BOZEMAN – Commissioners in Beaverhead and Madison counties were surprised this week when U.S. Sen. Max Baucus signed on as a co-sponsor to U.S. Sen. Jon Tester’s wilderness bill.
Commissioners from both southwestern Montana counties said they thought they had an agreement with Baucus that he would not voice any support for the bill until local governments were comfortable with it.
In part, the bill would set aside 505,000 acres of the Beaverhead-Deerlodge National Forest as wilderness and require the U.S. Forest Service to harvest at least 7,000 acres of timber per year for 10 years. Elected leaders in Beaverhead and Madison counties said they are concerned about how the wilderness designation would affect ranchers and county tax proceeds.

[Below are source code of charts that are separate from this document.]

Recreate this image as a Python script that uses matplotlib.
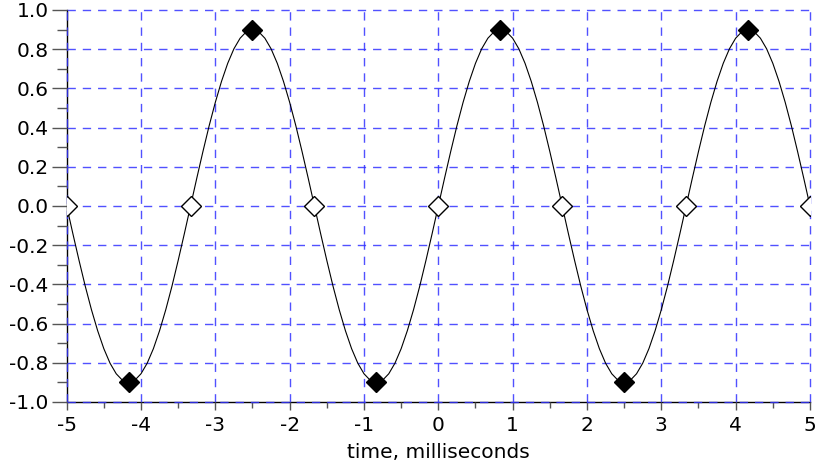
import numpy as np
import matplotlib
matplotlib.use("Agg")
import matplotlib.pyplot as plt

# signal samples, every 1/12 ms from -5 to 5 ms
t_start, t_end = -5.0, 5.0
signal = [
    0.000, -0.141, -0.278, -0.409, -0.529, -0.636, -0.728, -0.802, -0.856, -0.889,
    -0.900, -0.889, -0.856, -0.802, -0.728, -0.636, -0.529, -0.409, -0.278, -0.141,
    0.000, 0.141, 0.278, 0.409, 0.529, 0.636, 0.728, 0.802, 0.856, 0.889,
    0.900, 0.889, 0.856, 0.802, 0.728, 0.636, 0.529, 0.409, 0.278, 0.141,
    0.000, -0.141, -0.278, -0.409, -0.529, -0.636, -0.728, -0.802, -0.856, -0.889,
    -0.900, -0.889, -0.856, -0.802, -0.728, -0.636, -0.529, -0.409, -0.278, -0.141,
    0.000, 0.141, 0.278, 0.409, 0.529, 0.636, 0.728, 0.802, 0.856, 0.889,
    0.900, 0.889, 0.856, 0.802, 0.728, 0.636, 0.529, 0.409, 0.278, 0.141,
    0.000, -0.141, -0.278, -0.409, -0.529, -0.636, -0.728, -0.802, -0.856, -0.889,
    -0.900, -0.889, -0.856, -0.802, -0.728, -0.636, -0.529, -0.409, -0.278, -0.141,
    0.000, 0.141, 0.278, 0.409, 0.529, 0.636, 0.728, 0.802, 0.856, 0.889,
    0.900, 0.889, 0.856, 0.802, 0.728, 0.636, 0.529, 0.409, 0.278, 0.141,
    0.000,
]
time = np.linspace(t_start, t_end, len(signal))

# marked samples
marker_t = [-5.0, -4.167, -3.333, -2.5, -1.667, -0.833, 0.0, 0.833, 1.667, 2.5, 3.333, 4.167, 5.0]
marker_v = [0.0, -0.9, 0.0, 0.9, 0.0, -0.9, 0.0, 0.9, 0.0, -0.9, 0.0, 0.9, 0.0]

x_ticks = [-5, -4, -3, -2, -1, 0, 1, 2, 3, 4, 5]
y_ticks = [-1.0, -0.8, -0.6, -0.4, -0.2, 0.0, 0.2, 0.4, 0.6, 0.8, 1.0]
x_label = "time, milliseconds"

fig = plt.figure(figsize=(8.17, 4.65), dpi=100)
ax = fig.add_axes([0.0816, 0.1355, 0.9098, 0.843])

ax.plot(time, signal, color="black", lw=0.8, zorder=3)

mt = np.array(marker_t)
mv = np.array(marker_v)
peak = np.abs(mv) > 0.01
ax.plot(mt[peak], mv[peak], ls="none", marker="D", ms=10, mfc="black",
        mec="black", mew=1, zorder=4)
ax.plot(mt[~peak], mv[~peak], ls="none", marker="D", ms=10, mfc="white",
        mec="black", mew=1, zorder=4)

ax.set_xlim(-5, 5)
ax.set_ylim(-1, 1)
ax.set_xticks(x_ticks)
ax.set_xticklabels([f"{v:g}" for v in x_ticks])
ax.set_yticks(y_ticks)
ax.set_yticklabels([f"{v:.1f}" for v in y_ticks])
ax.set_xticks(np.arange(-4.5, 5, 1.0), minor=True)
ax.set_yticks(np.arange(-0.9, 1.0, 0.2), minor=True)

ax.tick_params(axis="x", which="major", direction="out", length=6, width=1,
               colors="#555555", labelcolor="black", labelsize=14.5, pad=4)
ax.tick_params(axis="x", which="minor", direction="out", length=4, width=1, colors="#555555")
ax.tick_params(axis="y", which="major", direction="out", length=11, width=1,
               colors="#555555", labelcolor="black", labelsize=14.5, pad=2)
ax.tick_params(axis="y", which="minor", direction="out", length=7, width=1, colors="#555555")

for s in ["top", "right"]:
    ax.spines[s].set_visible(False)
for s in ["left", "bottom"]:
    ax.spines[s].set_color("black")
    ax.spines[s].set_linewidth(1)

ax.grid(True, which="major", color="#3333ff", alpha=0.85, ls=(0, (6, 5)), lw=1)
ax.set_axisbelow(False)
for gl in ax.get_xgridlines() + ax.get_ygridlines():
    gl.set_zorder(2)
    gl.set_clip_on(False)

ax.set_xlabel(x_label, fontsize=14.5, labelpad=6)

fig.savefig("out.png", dpi=100)
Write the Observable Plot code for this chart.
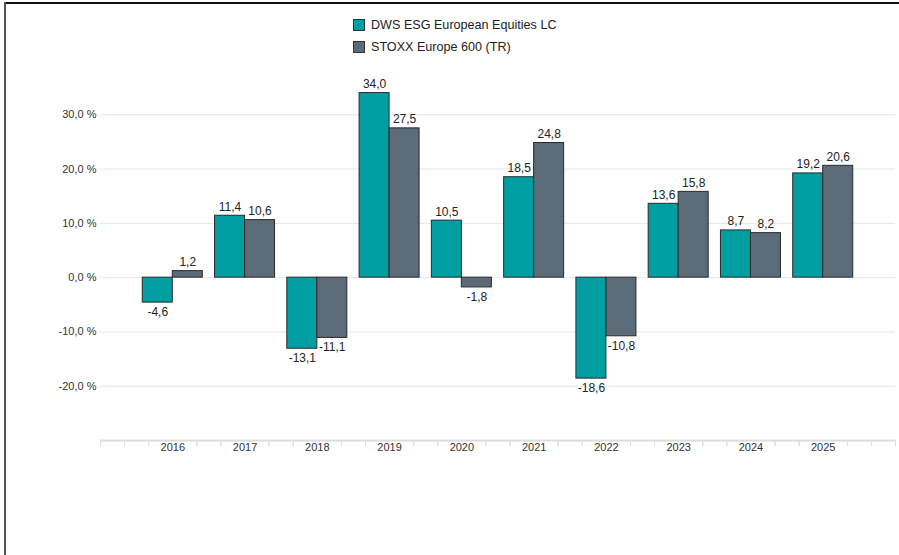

“We were back there a year ago in July and specifically discussed that bill with Sen. Baucus,” Madison County Commissioner Dave Shultz said Tuesday. “What I took out of it was he was not going to support legislation that the local counties did not stand up for and support.”
“We’ve met with Sen. Baucus and he told me personally he would not support any wilderness bill in the county without the support of local government,” added Beaverhead County Commissioner Mike McGinley.
Baucus spokesman Ty Matsdorf said the senator decided to support the bill after carefully studying the legislation.
“Max signed on as a co-sponsor because it was drafted from the ground up, with input and support from a wide variety of Montanans, and (he) felt it offered a good and productive pathway forward to overcoming the urgent challenges facing our forests and our timber industry,” Matsdorf told the Bozeman Daily Chronicle in an e-mail. “Max feels the time to act is now. This is a good bill for Montana and it will put people back to work in the woods.”
The commissioners said staff members for Baucus called them Monday to let them know Baucus had decided to support the bill, which creates about 600,000 acres of new wilderness in the state.
“A number of months ago, Sen. Baucus assured us he would not move forward unless he was confident local government and residents were in support of Tester’s bill,” said Madison County Commissioner Jim Hart. “We were kind of taken — I don’t know if ‘by surprise’ is the right word — wondering what his thoughts were.”
Tester highlighted Baucus’ support at a public hearing in Missoula on Monday.
The bill has support from logging companies and conservation advocates and, if it passes, would be the first new wilderness designation in Montana in nearly 30 years.